1. 2547 sayılı YÖK Kanunu ile doçentlik için o zamana kadar gerekli olan unsurlardan “uzmanlıkta 5 yıl bekleme süresi”, “doçentlik tezi sunulması” ve “deneme dersi” kaldırılmıştır.
Akademik bir unvan olan ve sadece bilim çevrelerinde geçerli bulunan üniversite doçentliği payesinin elde edilmesinde yapılan bu değişikliğin hangi akademik temelleri bulunmaktadır ve sonuçta ne gibi faydalar sağlamıştır?

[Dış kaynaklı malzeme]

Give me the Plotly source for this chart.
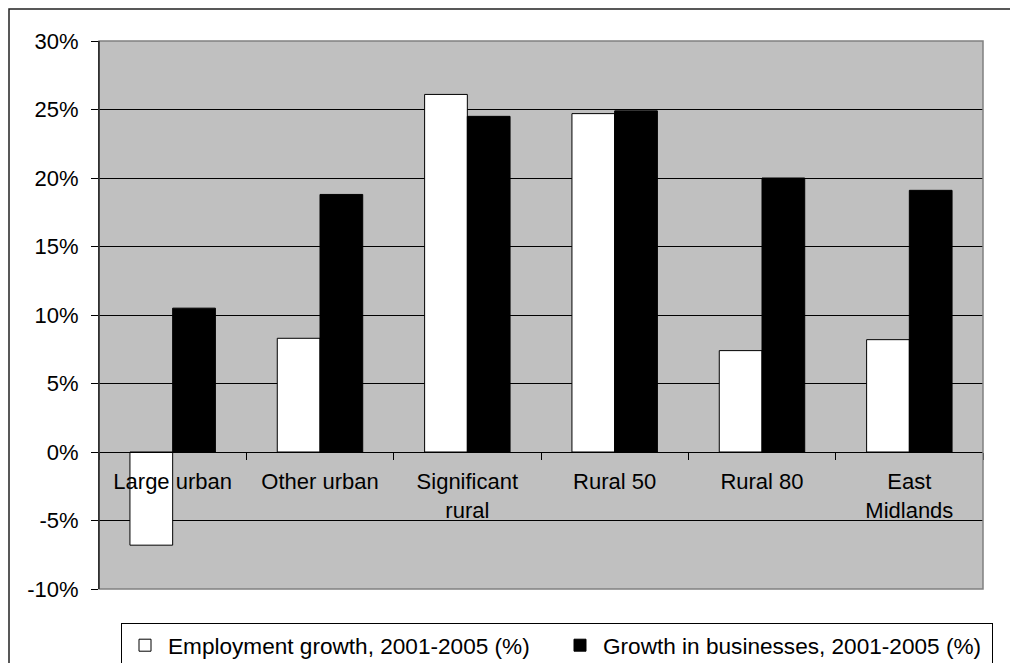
import plotly.graph_objects as go

categories = ["Large urban", "Other urban", "Significant<br>rural", "Rural 50", "Rural 80", "East<br>Midlands"]
employment_growth = [-6.8, 8.3, 26.1, 24.7, 7.4, 8.2]
business_growth = [10.5, 18.8, 24.5, 24.9, 20.0, 19.1]
series_names = ["Employment growth, 2001-2005 (%)", "Growth in businesses, 2001-2005 (%)"]
y_ticks = [-10, -5, 0, 5, 10, 15, 20, 25, 30]
y_tick_labels = ["-10%", "-5%", "0%", "5%", "10%", "15%", "20%", "25%", "30%"]

# page has an 8px body margin: figure origin sits at window (8, 8)
OFF = 8
W, H = 1018 - OFF, 663 - OFF
# plot area in window pixels: x 99..983, y 41..589
L, R, T, B = 99 - OFF, W - (983 - OFF), 41 - OFF, H - (589 - OFF)
pw, ph = W - L - R, H - T - B

def px_x(xw):
    return (xw - OFF - L) / pw

def px_y(yw):
    return (H - B - (yw - OFF)) / ph

FONT = "Liberation Sans, Arial, sans-serif"
FS = 22

fig = go.Figure()
fig.add_trace(go.Bar(
    x=categories, y=employment_growth, name=series_names[0],
    marker=dict(color="#ffffff", line=dict(color="#000000", width=1)),
))
fig.add_trace(go.Bar(
    x=categories, y=business_growth, name=series_names[1],
    marker=dict(color="#000000", line=dict(color="#000000", width=1)),
))

zero_pos = (0 - y_ticks[0]) / (y_ticks[-1] - y_ticks[0])

fig.update_layout(
    width=W, height=H,
    margin=dict(l=L, r=R, t=T, b=B, pad=0, autoexpand=False),
    paper_bgcolor="#ffffff",
    plot_bgcolor="#c0c0c0",
    font=dict(family=FONT, size=FS, color="#000000"),
    barmode="group",
    bargap=0.42,
    bargroupgap=0,
    showlegend=True,
    legend=dict(
        orientation="h",
        x=px_x(121), xanchor="left",
        y=px_y(623), yanchor="top",
        bgcolor="#ffffff",
        bordercolor="#000000", borderwidth=1,
        font=dict(family=FONT, size=22.6, color="#000000"),
        entrywidth=384, entrywidthmode="pixels",
        itemwidth=36,
        traceorder="normal",
    ),
    xaxis=dict(
        type="category",
        anchor="free", position=zero_pos,
        showline=True, linecolor="#000000", linewidth=1,
        ticks="outside", ticklen=7, tickcolor="#000000", tickwidth=1,
        tickson="boundaries",
        showgrid=False, zeroline=False,
        ticklabelstandoff=10,
        automargin=False,
        tickfont=dict(family=FONT, size=FS, color="#000000"),
        fixedrange=True,
    ),
    yaxis=dict(
        range=[y_ticks[0], y_ticks[-1]],
        tickmode="array",
        tickvals=y_ticks,
        ticktext=y_tick_labels,
        showline=True, linecolor="#000000", linewidth=1,
        ticks="outside", ticklen=7, tickcolor="#000000", tickwidth=1,
        showgrid=True, gridcolor="#000000", gridwidth=1,
        zeroline=False,
        ticklabelstandoff=8,
        automargin=False,
        tickfont=dict(family=FONT, size=FS, color="#000000"),
        fixedrange=True,
    ),
    shapes=[
        dict(type="rect", xref="x domain", yref="y domain", x0=0, x1=1, y0=0, y1=1,
             line=dict(color="#808080", width=1.5), fillcolor="rgba(0,0,0,0)", layer="above"),
        dict(type="line", xref="x domain", yref="y domain", x0=0, x1=0, y0=0, y1=1,
             line=dict(color="#000000", width=1), layer="above"),
        dict(type="rect", xref="paper", yref="paper",
             x0=px_x(9), x1=px_x(1040), y0=px_y(690), y1=px_y(9),
             line=dict(color="#222222", width=1.5), fillcolor="rgba(0,0,0,0)", layer="above"),
    ],
)

fig.write_html("out.html")
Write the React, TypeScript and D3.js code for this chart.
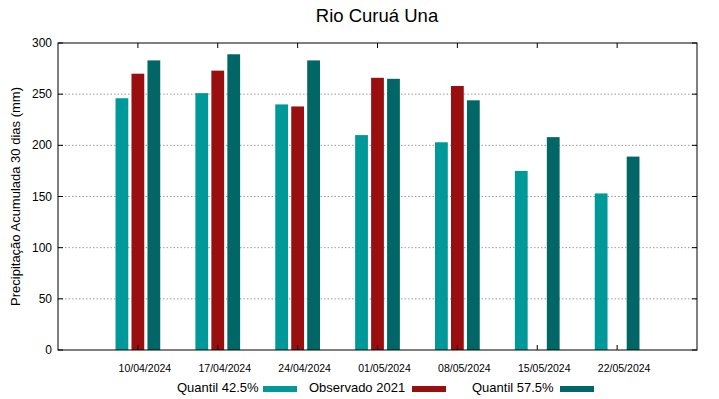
import * as d3 from 'd3';
import * as React from 'react';

const categories = ['10/04/2024', '17/04/2024', '24/04/2024', '01/05/2024', '08/05/2024', '15/05/2024', '22/05/2024'];
const quantil425 = [246, 251, 240, 210, 203, 175, 153];
const observado2021: (number | null)[] = [270, 273, 238, 266, 258, null, null];
const quantil575 = [283, 289, 283, 265, 244, 208, 189];
const yTicks = [0, 50, 100, 150, 200, 250, 300];

const series = [
  { name: 'Quantil 42.5%', values: quantil425 as (number | null)[], color: '#009999', offset: -1 },
  { name: 'Observado 2021', values: observado2021, color: '#990f0f', offset: 0 },
  { name: 'Quantil 57.5%', values: quantil575 as (number | null)[], color: '#016666', offset: 1 },
];

const W = 719;
const H = 399;
const m = { left: 58, right: 22, top: 43, bottom: 49 };
const font = '"Liberation Sans", Arial, sans-serif';

export default function App() {
  const x = d3.scaleLinear().domain([-1, categories.length]).range([m.left, W - m.right]);
  const y = d3.scaleLinear().domain([0, 300]).range([H - m.bottom, m.top]);
  const step = x(1) - x(0);
  const barW = step * 0.16;
  const gap = step * 0.2;

  // legend placement (text start, swatch start)
  const legendItems = [
    { text: 177, sw: 263 },
    { text: 309, sw: 412 },
    { text: 472, sw: 560 },
  ];

  return (
    <svg width={W} height={H} style={{ position: 'absolute', left: 0, top: 0, fontFamily: font }}>
      <rect width={W} height={H} fill="#fff" />
      <text x={377} y={22} textAnchor="middle" fontSize={18.5} fill="#000">Rio Curuá Una</text>
      {yTicks.map((t) => (
        <g key={t}>
          {t > 0 && t < 300 && (
            <line x1={m.left} x2={W - m.right} y1={y(t)} y2={y(t)} stroke="#999" strokeDasharray="1.5,2" strokeWidth={1} />
          )}
          <line x1={m.left} x2={m.left + 5} y1={y(t)} y2={y(t)} stroke="#000" />
          <line x1={W - m.right - 5} x2={W - m.right} y1={y(t)} y2={y(t)} stroke="#000" />
          <text x={m.left - 6} y={y(t) + 4} textAnchor="end" fontSize={12}>{t}</text>
        </g>
      ))}
      {series.map((s) =>
        s.values.map((v, i) =>
          v == null ? null : (
            <rect
              key={s.name + i}
              x={x(i) + s.offset * gap - barW / 2}
              y={y(v)}
              width={barW}
              height={y(0) - y(v)}
              fill={s.color}
            />
          ),
        ),
      )}
      {categories.map((c, i) => (
        <g key={c}>
          <line x1={x(i)} x2={x(i)} y1={m.top} y2={m.top + 5} stroke="#000" />
          <line x1={x(i)} x2={x(i)} y1={H - m.bottom} y2={H - m.bottom - 5} stroke="#000" />
          <text x={x(i) + 7} y={372} textAnchor="middle" fontSize={10.5}>{c}</text>
        </g>
      ))}
      <rect x={m.left} y={m.top} width={W - m.right - m.left} height={H - m.bottom - m.top} fill="none" stroke="#000" strokeWidth={1} />
      <text transform={`translate(20,${(m.top + H - m.bottom) / 2}) rotate(-90)`} textAnchor="middle" fontSize={13}>
        Precipitação Acumulada 30 dias (mm)
      </text>
      {series.map((s, i) => (
        <g key={s.name}>
          <text x={legendItems[i].text} y={392} fontSize={13}>{s.name}</text>
          <rect x={legendItems[i].sw} y={386} width={34} height={6} fill={s.color} />
        </g>
      ))}
    </svg>
  );
}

2. Aynı şekilde yardımcı doçentlik adı altında getirilen öğretim üyeliği hangi bilimsel ihtiyaçtan doğmuş ve ne fayda sağlamıştır? Akademik hiyerarşinin dışında gelişen bu tabloda, bu unvana sahip kimselerin daha sonra kendilerini sınava alacak öğretim üyelerinin (doç, prof) önüne amir, başkan veya dekan yardımcısı gibi görevlerde bulunması, onlar için oy ve takdir hakkını kullanması ne gibi akademik faydalar getirmiştir?

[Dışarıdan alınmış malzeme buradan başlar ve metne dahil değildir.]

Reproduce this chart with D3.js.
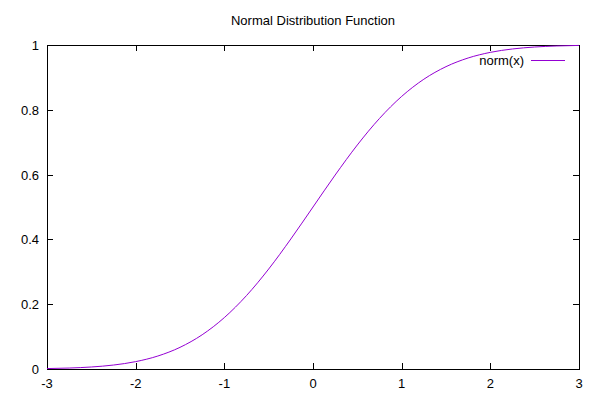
<!DOCTYPE html>
<html><head><meta charset="utf-8">
<script src="https://cdn.jsdelivr.net/npm/d3@7"></script>
<style>body{margin:0;background:#fff}svg text{font-family:"Liberation Sans",Arial,sans-serif;font-size:13px;fill:#000}</style>
</head><body><svg id="c" width="600" height="400"></svg>
<script>
const xValues = [-3,-2.75,-2.5,-2.25,-2,-1.75,-1.5,-1.25,-1,-0.75,-0.5,-0.25,0,0.25,0.5,0.75,1,1.25,1.5,1.75,2,2.25,2.5,2.75,3];
const normValues = [0.00135,0.00298,0.00621,0.01222,0.02275,0.04006,0.06681,0.10565,0.15866,0.22663,0.30854,0.40129,0.5,0.59871,0.69146,0.77337,0.84134,0.89435,0.93319,0.95994,0.97725,0.98778,0.99379,0.99702,0.99865];
const xTicks = [-3,-2,-1,0,1,2,3];
const yTicks = [0,0.2,0.4,0.6,0.8,1];
const titleText = "Normal Distribution Function";
const seriesName = "norm(x)";

const svg = d3.select("#c");
const L=47,R=579,T=45,B=369;
const x = d3.scaleLinear().domain([-3,3]).range([L,R]);
const y = d3.scaleLinear().domain([0,1]).range([B,T]);
const tl=6;

svg.append("text").attr("x",(L+R)/2).attr("y",25).attr("text-anchor","middle").text(titleText);

const g = svg.append("g").attr("stroke","#000").attr("stroke-width",1).attr("shape-rendering","crispEdges");
xTicks.forEach(t=>{
  const px=Math.round(x(t))+0.5;
  g.append("line").attr("x1",px).attr("x2",px).attr("y1",B).attr("y2",B-tl);
  g.append("line").attr("x1",px).attr("x2",px).attr("y1",T).attr("y2",T+tl);
});
yTicks.forEach(t=>{
  const py=Math.round(y(t))+0.5;
  g.append("line").attr("x1",L).attr("x2",L+tl).attr("y1",py).attr("y2",py);
  g.append("line").attr("x1",R).attr("x2",R-tl).attr("y1",py).attr("y2",py);
});
g.append("rect").attr("x",L+0.5).attr("y",T+0.5).attr("width",R-L).attr("height",B-T).attr("fill","none");

xTicks.forEach(t=>{
  svg.append("text").attr("x",x(t)).attr("y",B+19).attr("text-anchor","middle").text(d3.format("")(t).replace("−","-"));
});
yTicks.forEach(t=>{
  svg.append("text").attr("x",L-8).attr("y",y(t)+5).attr("text-anchor","end").text(String(t));
});

const line = d3.line().x((d,i)=>x(xValues[i])).y(d=>y(d)).curve(d3.curveMonotoneX);
svg.append("path").datum(normValues).attr("d",line).attr("fill","none").attr("stroke","#9400d3").attr("stroke-width",1);

svg.append("text").attr("x",524).attr("y",65).attr("text-anchor","end").text(seriesName);
svg.append("line").attr("x1",531).attr("x2",565).attr("y1",60.5).attr("y2",60.5).attr("stroke","#9400d3").attr("stroke-width",1);
</script></body></html>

3. Tıp fakültelerinde temel, dahili veya cerrahi tıp bölümlerinin anabilim dallarında uzman veya başasistan unvanı ile çalışan elemanlara adeta kısıtlama getirilmesi, kadroların azaltılması hatta iptali, yeni atamalarda değişik şartlarla engel ve zorluk çıkarılması ve bu sebeple daha önce kliniği ve kurumu adına çalıştığının bilincinde olan akademik elemanlar yerine şimdi sadece yıllık sözleşmelerle ve çok az sayıda uzman alınmasının ne gibi önemli sonuçları olduğu göz önüne serilmelidir.
Sn. Akgül,
Yaklaşık 35 yıldır fakültemde aralıksız görev yapmaktayım. Sn. Prof. Dr. İhsan Doğramacı’yı da fikirleri, fiilleri, eserleri ile bilimsel platformlarda hakkında açıklanan görüş ve düşüncelerle tanımaktayım.

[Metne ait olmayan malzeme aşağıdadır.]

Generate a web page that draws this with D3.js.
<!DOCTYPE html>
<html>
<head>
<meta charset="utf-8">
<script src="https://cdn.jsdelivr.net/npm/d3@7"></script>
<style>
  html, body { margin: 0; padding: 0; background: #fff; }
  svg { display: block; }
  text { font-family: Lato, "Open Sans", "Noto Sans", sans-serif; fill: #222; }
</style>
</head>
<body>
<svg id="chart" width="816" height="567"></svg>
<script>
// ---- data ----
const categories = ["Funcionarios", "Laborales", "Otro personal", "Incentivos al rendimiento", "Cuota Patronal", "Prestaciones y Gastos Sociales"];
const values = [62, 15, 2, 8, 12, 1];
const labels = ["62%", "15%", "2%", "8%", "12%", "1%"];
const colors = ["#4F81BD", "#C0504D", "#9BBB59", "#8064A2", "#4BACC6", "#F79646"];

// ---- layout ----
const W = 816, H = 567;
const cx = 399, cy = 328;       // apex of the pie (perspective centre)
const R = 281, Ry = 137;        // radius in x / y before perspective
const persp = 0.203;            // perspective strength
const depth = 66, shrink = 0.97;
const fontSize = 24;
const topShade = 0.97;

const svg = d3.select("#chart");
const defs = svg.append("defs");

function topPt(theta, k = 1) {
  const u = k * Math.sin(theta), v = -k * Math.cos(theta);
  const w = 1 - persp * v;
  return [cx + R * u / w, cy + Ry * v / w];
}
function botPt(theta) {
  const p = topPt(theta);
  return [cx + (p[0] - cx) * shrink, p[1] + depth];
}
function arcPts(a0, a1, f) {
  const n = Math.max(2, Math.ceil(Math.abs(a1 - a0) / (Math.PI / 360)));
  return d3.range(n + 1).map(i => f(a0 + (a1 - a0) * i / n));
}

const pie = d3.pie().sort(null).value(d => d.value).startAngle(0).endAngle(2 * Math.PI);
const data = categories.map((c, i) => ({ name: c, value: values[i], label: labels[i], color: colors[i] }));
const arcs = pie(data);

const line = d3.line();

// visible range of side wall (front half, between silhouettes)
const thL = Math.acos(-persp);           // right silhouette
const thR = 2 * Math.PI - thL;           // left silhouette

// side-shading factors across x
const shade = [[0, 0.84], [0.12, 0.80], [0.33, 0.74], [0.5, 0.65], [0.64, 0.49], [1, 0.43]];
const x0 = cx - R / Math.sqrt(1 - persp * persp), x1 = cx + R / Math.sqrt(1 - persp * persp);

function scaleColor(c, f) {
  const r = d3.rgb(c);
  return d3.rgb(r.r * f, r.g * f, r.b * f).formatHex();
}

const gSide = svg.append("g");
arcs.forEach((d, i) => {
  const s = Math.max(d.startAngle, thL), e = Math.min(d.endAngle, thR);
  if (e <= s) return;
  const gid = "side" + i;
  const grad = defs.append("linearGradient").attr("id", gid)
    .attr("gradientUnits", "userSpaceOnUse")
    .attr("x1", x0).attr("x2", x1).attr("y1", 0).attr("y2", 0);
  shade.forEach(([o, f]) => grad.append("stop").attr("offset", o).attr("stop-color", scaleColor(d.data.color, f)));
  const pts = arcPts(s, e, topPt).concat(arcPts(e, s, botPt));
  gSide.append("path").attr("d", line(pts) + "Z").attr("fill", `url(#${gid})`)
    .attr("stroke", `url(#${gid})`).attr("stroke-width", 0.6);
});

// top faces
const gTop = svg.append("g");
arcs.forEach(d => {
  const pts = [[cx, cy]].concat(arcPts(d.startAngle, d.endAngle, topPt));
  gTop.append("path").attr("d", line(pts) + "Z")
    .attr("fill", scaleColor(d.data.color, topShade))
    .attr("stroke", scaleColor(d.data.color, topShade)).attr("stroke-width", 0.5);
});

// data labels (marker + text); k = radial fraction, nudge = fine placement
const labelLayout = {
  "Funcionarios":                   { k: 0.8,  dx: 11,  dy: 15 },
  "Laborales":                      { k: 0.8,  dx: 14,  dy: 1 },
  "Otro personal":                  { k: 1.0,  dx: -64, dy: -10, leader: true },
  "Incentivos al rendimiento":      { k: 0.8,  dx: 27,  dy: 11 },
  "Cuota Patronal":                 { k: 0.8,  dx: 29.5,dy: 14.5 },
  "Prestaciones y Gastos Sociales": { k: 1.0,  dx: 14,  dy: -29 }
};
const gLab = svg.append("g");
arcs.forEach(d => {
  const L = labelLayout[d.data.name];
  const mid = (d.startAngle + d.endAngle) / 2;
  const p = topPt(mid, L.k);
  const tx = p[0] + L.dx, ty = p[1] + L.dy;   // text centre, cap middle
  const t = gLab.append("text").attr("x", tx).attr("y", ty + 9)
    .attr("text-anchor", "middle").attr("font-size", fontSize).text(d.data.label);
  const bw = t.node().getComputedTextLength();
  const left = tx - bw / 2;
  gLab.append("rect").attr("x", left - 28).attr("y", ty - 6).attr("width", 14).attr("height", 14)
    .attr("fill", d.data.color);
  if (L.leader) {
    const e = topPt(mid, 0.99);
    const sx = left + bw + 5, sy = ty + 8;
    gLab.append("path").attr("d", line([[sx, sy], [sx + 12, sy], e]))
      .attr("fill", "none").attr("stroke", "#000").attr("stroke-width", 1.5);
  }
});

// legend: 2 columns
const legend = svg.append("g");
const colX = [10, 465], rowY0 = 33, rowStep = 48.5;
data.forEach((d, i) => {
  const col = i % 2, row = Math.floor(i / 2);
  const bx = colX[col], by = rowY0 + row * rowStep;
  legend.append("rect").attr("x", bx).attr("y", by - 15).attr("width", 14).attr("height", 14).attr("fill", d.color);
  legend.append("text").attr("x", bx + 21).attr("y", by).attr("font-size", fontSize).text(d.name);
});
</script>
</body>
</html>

Öğretim üyesi ve yönetici olarak eğitim, öğretim ve sağlık hizmeti konusunda, akademik unvan ve kadroların kazanılmasında zaman zaman soruşturma konusu diye ortaya çıkan olayların temelinde, söz konusu 2547 sayılı yasanın bazı hükümlerinin olduğunu düşündüğüm için, yazınızın objektivitesinin artması ve cevapları açısından bir zenginlik kazanması amacıyla bu soruları sormak istedim. Yayın hayatınızda başarılarınızın devamını diler, saygılar sunarım.